Like most, I have had no occasion to enter 95 Washington Street, and I am pretty okay with that. . . especially because my curiosity is satisfied by what I can see from the sidewalk.
Now it goes by the dull and clunky name of “Hartford Judicial District Courthouse,” but it was the Hartford County Building in January 1929 when it opened, and at its previous site in Downtown Hartford.
It was on the southwest corner of Allyn and Trumbull, back when Allyn Street did not end at Ann. Apparently, the lawyers began grumbling about the building in 1921. There was debate over whether to raze the brick building and rebuild on the site, or to find another location in Hartford. A 1925 piece in the Courant updating folks on the possible move pointed out that to rebuild on the downtown land, it “would cost the people of the county $750,000 to $1,000,000 more than to put up a new building elsewhere.”
I don’t know how they estimated this, as the new site would require land purchase and the cost of razing existing buildings. Several houses were on the spit of land between Lafayette, Washington, Grand, and Russ streets. I have questions.
Anyway, the newspaper went on: “It would mean an additional tax of at least one and a half mills on all property owners of the county. After all, while these lawyers are undoubtedly among the chief users of the court house, and therefore entitled to serious consideration, it belongs to the taxpayers of the twenty-nine towns of the county. The average taxpayer rarely uses his county building.”
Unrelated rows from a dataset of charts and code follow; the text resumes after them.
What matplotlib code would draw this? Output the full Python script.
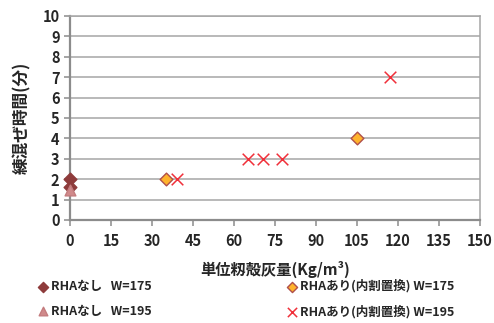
import matplotlib
matplotlib.use("Agg")
import matplotlib.pyplot as plt

plt.rcParams['font.family'] = ['Noto Sans CJK JP', 'DejaVu Sans']

# Series data: ash content (kg/m3) vs. mixing time (min)
nashi175_x = [0, 0]
nashi175_y = [2, 1.6]
nashi195_x = [0]
nashi195_y = [1.45]
ari175_x = [35, 105]
ari175_y = [2, 4]
ari195_x = [39, 65, 70.5, 77.5, 117]
ari195_y = [2, 3, 3, 3, 7]

x_ticks = [0, 15, 30, 45, 60, 75, 90, 105, 120, 135, 150]
y_ticks = list(range(0, 11))

labels = ['RHAなし   W=175', 'RHAなし   W=195',
          'RHAあり(内割置換) W=175', 'RHAあり(内割置換) W=195']

fig = plt.figure(figsize=(4.94, 3.23), dpi=100)
ax = fig.add_axes([70/494, 1 - 220/323, 410/494, 204/323])

grid_c = '#A6A6A6'
ax.set_xlim(0, 150)
ax.set_ylim(0, 10)
ax.set_xticks(x_ticks)
ax.set_yticks(y_ticks)
ax.grid(axis='y', color=grid_c, linewidth=1.1)
ax.set_axisbelow(True)
for s in ax.spines.values():
    s.set_color(grid_c)
    s.set_linewidth(1.1)
ax.spines['left'].set_color('#8C8C8C')
ax.spines['bottom'].set_color('#8C8C8C')
ax.spines['left'].set_linewidth(1.6)
ax.spines['bottom'].set_linewidth(1.6)
ax.tick_params(axis='both', colors='#8C8C8C', length=4, width=1.1,
               labelcolor='#262626', labelsize=10.5)
ax.tick_params(axis='x', pad=5)
for t in ax.get_xticklabels() + ax.get_yticklabels():
    t.set_fontweight('bold')

h1 = ax.scatter(nashi175_x, nashi175_y, marker='D', s=42, color='#8E3B3B',
                edgecolors='#8E3B3B', zorder=3, clip_on=False)
h2 = ax.scatter(nashi195_x, nashi195_y, marker='^', s=60, color='#D08A8B',
                edgecolors='#C47C7E', zorder=4, clip_on=False)
h3 = ax.scatter(ari175_x, ari175_y, marker='D', s=42, color='#FFB32C',
                edgecolors='#B0504A', linewidths=1.0, zorder=3)
h4 = ax.scatter(ari195_x, ari195_y, marker='x', s=70, color='#F0303A',
                linewidths=1.1, zorder=3)

ax.set_xlabel('単位籾殻灰量(Kg/m³)', fontsize=11, fontweight='bold',
              color='#262626', labelpad=9)
ax.set_ylabel('練混ぜ時間(分)', fontsize=12, fontweight='bold',
              color='#262626', labelpad=8)

leg = fig.legend([h1, h2, h3, h4], labels, ncol=2, loc='lower left',
                 bbox_to_anchor=(24/494, -0.02), frameon=False,
                 prop={'weight': 'bold', 'size': 9},
                 columnspacing=10.6, handletextpad=0.05, labelspacing=0.95,
                 handlelength=1.2, markerscale=0.8)
for t in leg.get_texts():
    t.set_color('#262626')

fig.savefig('out.png', dpi=100)
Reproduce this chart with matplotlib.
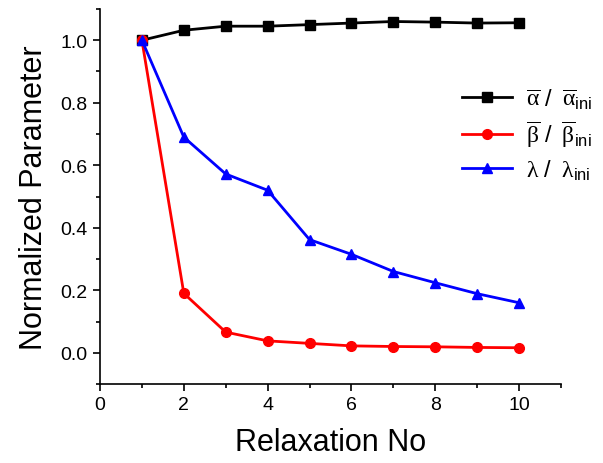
import matplotlib
matplotlib.use("Agg")
import matplotlib.pyplot as plt
from matplotlib.ticker import MultipleLocator

plt.rcParams['font.family'] = ['Liberation Sans', 'DejaVu Sans']
plt.rcParams['mathtext.fontset'] = 'custom'
plt.rcParams['mathtext.rm'] = 'Liberation Serif'
plt.rcParams['mathtext.sf'] = 'Liberation Sans'
plt.rcParams['mathtext.it'] = 'Liberation Serif'
plt.rcParams['mathtext.bf'] = 'Liberation Sans:bold'

relax_no = [1, 2, 3, 4, 5, 6, 7, 8, 9, 10]
alpha_norm = [1.0, 1.032, 1.045, 1.045, 1.05, 1.055, 1.06, 1.058, 1.055, 1.056]
beta_norm = [1.0, 0.19, 0.066, 0.038, 0.030, 0.022, 0.020, 0.019, 0.017, 0.016]
lambda_norm = [1.0, 0.69, 0.572, 0.52, 0.362, 0.315, 0.26, 0.224, 0.189, 0.16]

labels = [r'$\overline{\mathrm{\alpha}}\ \mathsf{/}\;\ \overline{\mathrm{\alpha}}_{\mathsf{ini}}$',
          r'$\overline{\mathrm{\beta}}\ \mathsf{/}\;\ \overline{\mathrm{\beta}}_{\mathsf{ini}}$',
          r'$\mathrm{\lambda}\ \mathsf{/}\;\ \mathrm{\lambda}_{\mathsf{ini}}$']

fig = plt.figure(figsize=(6.03, 4.64), dpi=100)
ax = fig.add_axes([100/603, 1 - 385/464, (561-100)/603, (385-10)/464])

ax.plot(relax_no, alpha_norm, color='black', marker='s', markersize=6.5, linewidth=2, label=labels[0])
ax.plot(relax_no, beta_norm, color='red', marker='o', markersize=7, linewidth=2, label=labels[1])
ax.plot(relax_no, lambda_norm, color='blue', marker='^', markersize=7.5, linewidth=2, label=labels[2])

ax.set_xlim(0, 11)
ax.set_ylim(-0.1, 1.1)
ax.xaxis.set_minor_locator(MultipleLocator(1))
ax.yaxis.set_minor_locator(MultipleLocator(0.1))
ax.set_xticks([0, 2, 4, 6, 8, 10])
ax.set_yticks([0.0, 0.2, 0.4, 0.6, 0.8, 1.0])
ax.set_yticklabels(['0.0', '0.2', '0.4', '0.6', '0.8', '1.0'])
ax.spines['top'].set_visible(False)
ax.spines['right'].set_visible(False)
for s in ['left', 'bottom']:
    ax.spines[s].set_linewidth(1.2)
ax.tick_params(which='major', direction='out', length=5, width=1.2, labelsize=14, pad=4)
ax.tick_params(which='minor', direction='out', length=3, width=1.2)

ax.set_xlabel('Relaxation No', fontsize=22, labelpad=10)
ax.set_ylabel('Normalized Parameter', fontsize=22, labelpad=8)

ax.legend(loc='center left', bbox_to_anchor=(362/461, (385-135)/375), frameon=False, fontsize=17,
          handlelength=2.1, handletextpad=0.6, labelspacing=0.35, borderaxespad=0, borderpad=0)

fig.savefig('out.png', dpi=100)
The decorations are lovely, but financially responsible?
In February 1927 the legislature authorized a $2M bond for the court house, and plugging this number into an inflation calculator, that is about $30.23 million in 2021 money. Really trying to wrap my head around how any of this was justified.
The building was designed by two architectural firms: Paul P. Cret (based in Philly) and Smith & Bassette (Hartford). The local firm is behind other buildings you might recognize, like Heublein Tower, the Connecticut State Office Building, and the Steiger Building (southeast corner of Trumbull and Pratt).
The cornerstone for this mixed Art Deco and Beaux Arts style building was set in the summer of 1927. On two acres, the four-story building would have fifteen kinds of marble inside and limestone for the exterior.
On the occasion of its opening on January 26, 1929, the Courant ran a long, flowery piece that would allow its readers to imagine everything from how each elevator operated to how prisoners were housed.
The building is a majestic pile of Indiana limestone standing between Washington and Lafayette streets,” they wrote, “south of the Lafayette triangle where the state of Columbus lifts its bronze arm in a gesture of discovery.
That didn’t age well.
The author noted the bronze doors, the courtyards (see Google satellite view), the Grecian lamps on plinths, and the pillars engraved with HUMANITAS ET JUS and JUSTITIA ET LEX.
But nothing quite compares to this article’s lede. Stand up, stretch, and pour yourself another cup of coffee before diving into this.
The old county building on Trumbull Street was a red stone husk in a snowstorm Friday while the new county building on Washington Street presented its northeast corner to the storm like the prow of an ocean liner and rang within the sounds of officers moving in and accommodating themselves to the luxurious quarters which they and their successors will occupy for at least a hundred years to come.
How many would prefer that “red stone husk” to what currently takes up the court’s former site today?